被災地大船渡で国際シンポ『災害と郷土芸能』

2/25〜26

  2012年2月25・26両日、東日本大震災の被災地のひとつ岩手県大船渡市のリアスホールを会場に、国際シンポジウム『災害と郷土芸能』が開催され、二日間で約500名が参加した。

大船渡市の熊野神社に伝わる「門中組虎舞」
大船渡市の熊野神社に伝わる「門中組虎舞」

  初日は、『ケセン鎮魂のための地域伝統芸能大会』が、ケセンきらめき大学と神道国際学会が共催(後援:大船渡市)して開催され、この度の大津波で衣装や道具類等に大きな被害を受けた大船渡市・陸前高田市・住田町に伝承されてきた七つの郷土芸能が上演された。

  最初に、自らも東北(秋田県)の出身で本企画に賛同を示してくださった元国連事務次長の明石康(財)国際文化会館理事長と戸田公明大船渡市長が来賓を代表して、また、鈴木迪雄ケセンきらめき大学アドバイザーが主催者を代表して挨拶を行った。

大船渡市に伝わる「小通鹿踊り」
大船渡市に伝わる「小通鹿踊り」

  続いて、国立歴史民俗博物館の小島美子名誉教授が「解説」を行い、「生出神楽」、「門中組虎舞」、「赤澤鎧剣舞」、「行山流外館鹿踊り」、「浦浜念仏剣舞」、「金成百姓踊り」、「小通鹿踊り」などの当地に伝わる郷土芸能が次々と上演され、被災地の観客たちから大喝采を浴びた。

  この日の伝統芸の大会は、平山徹大船渡市郷土芸能教会副会長の挨拶でお開きとなり、会場を大船渡プラザホテルに移して、郷土芸能出演者の慰労会が行われた。慰労会では、神道国際学会会長の薗田稔秩父神社宮司からこの地域の伝統郷土芸能を支援するための寄付金が贈呈され、ケセンきらめき大学の田村満学長による乾杯で開演。
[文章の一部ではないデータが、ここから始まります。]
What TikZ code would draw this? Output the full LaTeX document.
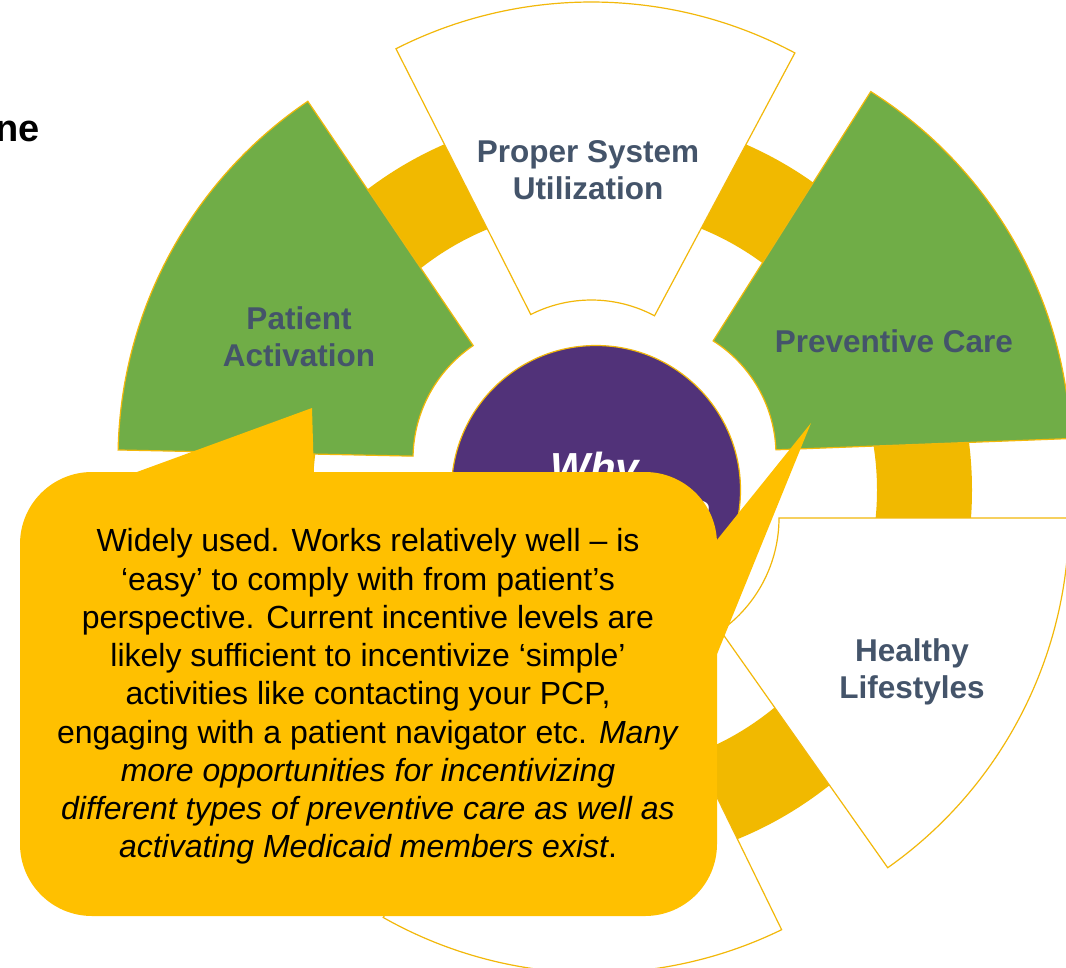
\documentclass[tikz,border=0pt]{standalone}
\usepackage{fontspec}
\setmainfont{Liberation Sans}
\usetikzlibrary{calc}

\definecolor{ringgold}{RGB}{241,185,0}
\definecolor{calloutgold}{RGB}{255,192,0}
\definecolor{edgegold}{RGB}{242,184,10}
\definecolor{leafgreen}{RGB}{112,173,71}
\definecolor{hubpurple}{RGB}{81,50,121}
\definecolor{labelslate}{RGB}{68,84,106}

\begin{document}
\begin{tikzpicture}[x=1pt,y=1pt,
  petal/.style={draw=edgegold, line width=1.2pt, line join=miter},
  petallabel/.style={text=labelslate, inner sep=0pt, align=center,
    font=\fontsize{31.5}{37}\selectfont\bfseries},
  hubtext/.style={text=white, inner sep=0pt, align=center,
    font=\fontsize{42}{48}\selectfont\bfseries\itshape},
  notetext/.style={text=black, inner sep=0pt, align=center,
    font=\fontsize{32}{38.25}\selectfont},
  titletext/.style={text=black, inner sep=0pt,
    font=\fontsize{38}{44}\selectfont\bfseries}]

\useasboundingbox (0,0) rectangle (1066,-967);
\fill[white] (0,0) rectangle (1066,-967);

% cut-off heading at the top left
\node[titletext, anchor=base west] (heading) at (-5,-141) {ne};

% gold ring behind the segments
\coordinate (C) at (595,-490);
\fill[ringgold, even odd rule] (C) circle[radius=377pt] (C) circle[radius=282pt];

% exploded annular segments: centre x / centre y / start / end angle / inner r / outer r / fill
\foreach \ox/\oy/\aa/\ab/\ri/\ro/\col in {
    591.4/434/61.9/116.9/134/432/white,
    550/459/124.1/178.8/137/432/leafgreen,
    641/455/2.2/57.7/135/430/leafgreen,
    641/518/-54.8/0/138/428/white,
    594/545/-119.5/-64/136/428/white}{
  \filldraw[petal, fill=\col]
    ($(\ox,-\oy)+(\aa:\ro)$) arc[start angle=\aa, end angle=\ab, radius=\ro pt]
    -- ($(\ox,-\oy)+(\ab:\ri)$) arc[start angle=\ab, end angle=\aa, radius=\ri pt]
    -- cycle;
}

% central hub
\filldraw[fill=hubpurple, draw=edgegold, line width=1.2pt] (596,-490) circle[radius=144.5pt];
\node[hubtext] (hub) at (595,-491) {Why\\Incentives?};

% segment labels
\node[petallabel] (psu) at (588,-170.2) {Proper System\\Utilization};
\node[petallabel] (pa) at (299,-337.2) {Patient\\Activation};
\node[petallabel, anchor=base] (pc) at (894,-352) {Preventive Care};
\node[petallabel] (hl) at (912,-671.5) {Healthy\\Lifestyles};

% callout box with its two pointers
\fill[calloutgold, rounded corners=72pt] (20,-472) rectangle (717,-916);
\fill[calloutgold] (115,-480) -- (312,-408) -- (314.1,-480) -- cycle;
\fill[calloutgold] (700,-561) -- (811,-423) -- (700,-696) -- cycle;

\node[notetext] (note) at (368,-696.5) {Widely used. Works relatively well – is\\
  ‘easy’ to comply with from patient’s\\
  perspective. Current incentive levels are\\
  likely sufficient to incentivize ‘simple’\\
  activities like contacting your PCP,\\
  engaging with a patient navigator etc. \textit{Many}\\
  \textit{more opportunities for incentivizing}\\
  \textit{different types of preventive care as well as}\\
  \textit{activating Medicaid members exist}.};

\end{tikzpicture}
\end{document}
時間の関係や被災によるダメージで、この日上演しきれなかったいくつかの郷土芸能が映像で紹介された。

慰労会で挨拶をする薗田稔神道国際学会会長
慰労会で挨拶をする薗田稔神道国際学会会長

  なお、この日の夜は、同ホテルにて、神道国際学会の理事会が開催され、また、翌26日の午前中は、リアスホールにて特定非営利法人「神道国際学会」の年次社員総会が開催され、平成23年度の決算および平成25年度の事業計画と予算が原案通り可決された。

カリフォルニア大学のファビオ・ランベッリ教授の提案に耳を傾ける神道国際学会の理事諸氏
カリフォルニア大学のファビオ・ランベッリ教授の
提案に耳を傾ける神道国際学会の理事諸氏

  午後からは、リアスホールにおいて神道国際学会主催の国際シンポジウム『災害と郷土芸能』が、三宅善信常任理事の総合司会のもとに開催され、明石康氏、薗田稔氏、田村満氏の挨拶に続いて、『地域と郷土芸能』と題して平山徹氏が、『地球的視野における自然災害』と題して米国防総省主任研究員を務めたロナルド・モース博士が、『災害と宗教・文化』と題して赤坂憲雄福島県立博物館長の三氏が基調講演を行った。

  休憩を挟んで、「神楽」の研究で有名な同学会の常任理事茂木栄國學院大学准教授がモデレータとなって、先の三人に加えて、コンゴ民主共和国出身で同学会の理事のムケンゲシャイ・マタタ・オリエンス宗教研究所長と薗田稔、小島美子の三氏が加わってパネルディスカッションが行われ、大いに議論が盛り上がった。

国際シンポジウム『災害と郷土芸能』で閉会の挨拶を行う三宅善信常任理事
国際シンポジウム『災害と郷土芸能』で
閉会の挨拶を行う三宅善信常任理事

  最後に、同学会の理事マイケル・パイ元世界宗教学・宗教史学会会長が、二日間にわたるイベントの総括を行い、三宅善信氏が主催者代表して閉会の挨拶を行った。